Goals create boundaries where so much could flourish without them. We stop paying attention to the world outside of the bottom line, which stifles our creativity, empathy, and mental health. As artist Jenny Odell writes in her book, How to Do Nothing, “It is with acts of attention that we decide who to hear, who to see, and who in our world has agency.” This isn’t to say goals are bad, but giving them the entirety of our attention often means we choose them over anything else. Odell continues, “In this way, attention forms the ground not just for love, but for ethics.”
How to Find Joy in Unfinished Projects
Creativity doesn’t need to have an expiration date
Even when you reach your goals, there’s a chance success won’t feel as satisfying as you expect it to feel. The morning my book published, I rushed to the nearest bookstore so I could see it sitting on a shelf. I took a few photos and sent them to my parents. But on my walk back home, I thought, “Okay, now what?” For months, I wasn’t sure what to do with myself, and I spiraled into an inexplicable depression, which I tried to ignore because it felt like the biggest first-world problem I could imagine.
Eventually, I learned this was a common experience. Harvard psychologist Tal Ben-Shahar calls it the “arrival fallacy.” In a New York Times piece, he explains: “Arrival fallacy is this illusion that once we make it, once we attain our goal or reach our destination, we will reach lasting happiness.” But then you reach the goal, and life looks pretty much the same.

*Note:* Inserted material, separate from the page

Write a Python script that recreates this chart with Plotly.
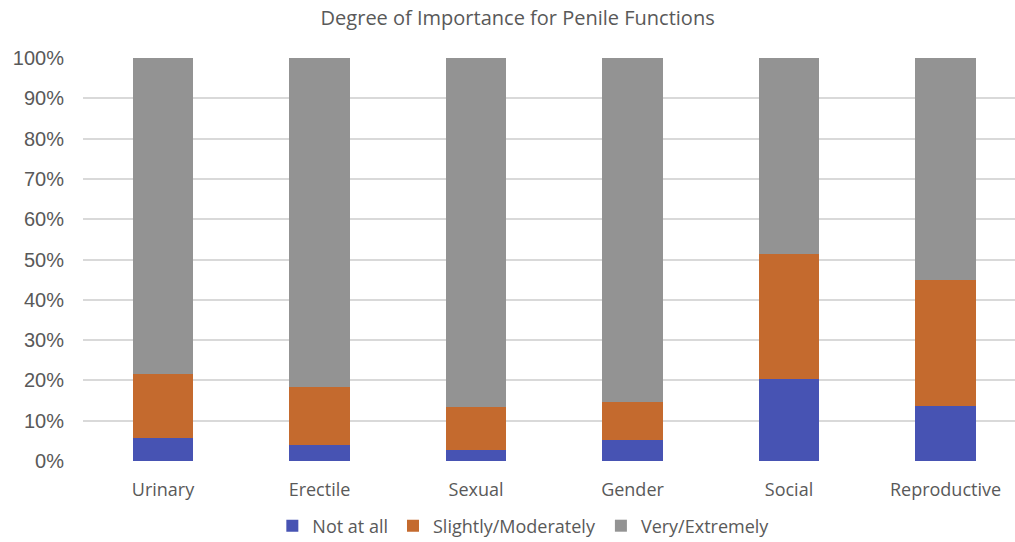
import plotly.graph_objects as go

categories = ["Urinary", "Erectile", "Sexual", "Gender", "Social", "Reproductive"]
not_at_all = [0.058, 0.039, 0.027, 0.053, 0.203, 0.137]
slightly_moderately = [0.158, 0.145, 0.108, 0.093, 0.311, 0.311]
very_extremely = [1 - a - b for a, b in zip(not_at_all, slightly_moderately)]

series = [
    ("Not at all", not_at_all, "#4753B3"),
    ("Slightly/Moderately", slightly_moderately, "#C46A2E"),
    ("Very/Extremely", very_extremely, "#939393"),
]

fig = go.Figure()
for name, vals, color in series:
    fig.add_trace(go.Bar(x=categories, y=vals, name=name, marker_color=color,
                         marker_line_width=0))

fig.update_layout(
    barmode="stack",
    bargap=0.612,
    width=1015, height=542,
    margin=dict(l=83, r=0, t=58, b=81, autoexpand=False),
    paper_bgcolor="white", plot_bgcolor="white",
    title=dict(text="Degree of Importance for Penile Functions", x=0.51, xanchor="center",
               y=1 - 18 / 542, yanchor="middle", yref="container",
               font=dict(family="Open Sans", size=20, color="#595959")),
    legend=dict(orientation="h", x=0.473, xanchor="center", xref="paper",
                y=1 - 526 / 542, yanchor="middle", yref="container",
                font=dict(family="Open Sans", size=18, color="#595959"), traceorder="normal",
                itemwidth=30),
    xaxis=dict(range=[-0.511, 5.444], showgrid=False, showline=False, ticks="",
               ticklabelstandoff=16,
               tickfont=dict(family="Open Sans", size=18, color="#595959")),
    yaxis=dict(range=[0, 1], dtick=0.1, tickformat=".0%", showgrid=True,
               gridcolor="#D9D9D9", gridwidth=1.5, zeroline=False, ticks="",
               ticklabelstandoff=18,
               tickfont=dict(family="Liberation Sans", size=20, color="#595959")),
)

fig.write_html("out.html", config={"displayModeBar": False},
               post_script="document.body.style.margin='0';document.body.style.overflow='hidden';")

Author Danielle LaPorte argues that goals can leave us unfilled because our normal way of setting them doesn’t consider how we want to feel on a day-to-day basis. Rather than set milestones to work toward, LaPorte suggests focusing on what she calls “core desired feelings.” That is, think about how you want to feel on a daily basis, then create goals around those feelings instead.
On the other hand, goals aren’t always meant to feel good. We need them to adopt new habits or finish projects, and getting over the finish line isn’t always a matter of happiness. Cleaning the house doesn’t exactly spark joy, but it needs to be done. Goals aren’t the problem, exactly. It’s more that an obsession with them leads to a life where you prioritize doing over being. We design our lives—like I did with my paper timeline — and instead of the range of wild, unpredictable experiences they can contain, they become nothing more than products that can be designed in the first place.
If I could talk to my 12-year-old self, I’d tell her those milestones were wonderful, but the things that matter most — the experiences you’ll value more than anything else— seem to happen on the blank white space around that long, skinny timeline. If you spend more time and energy there, the milestones will follow.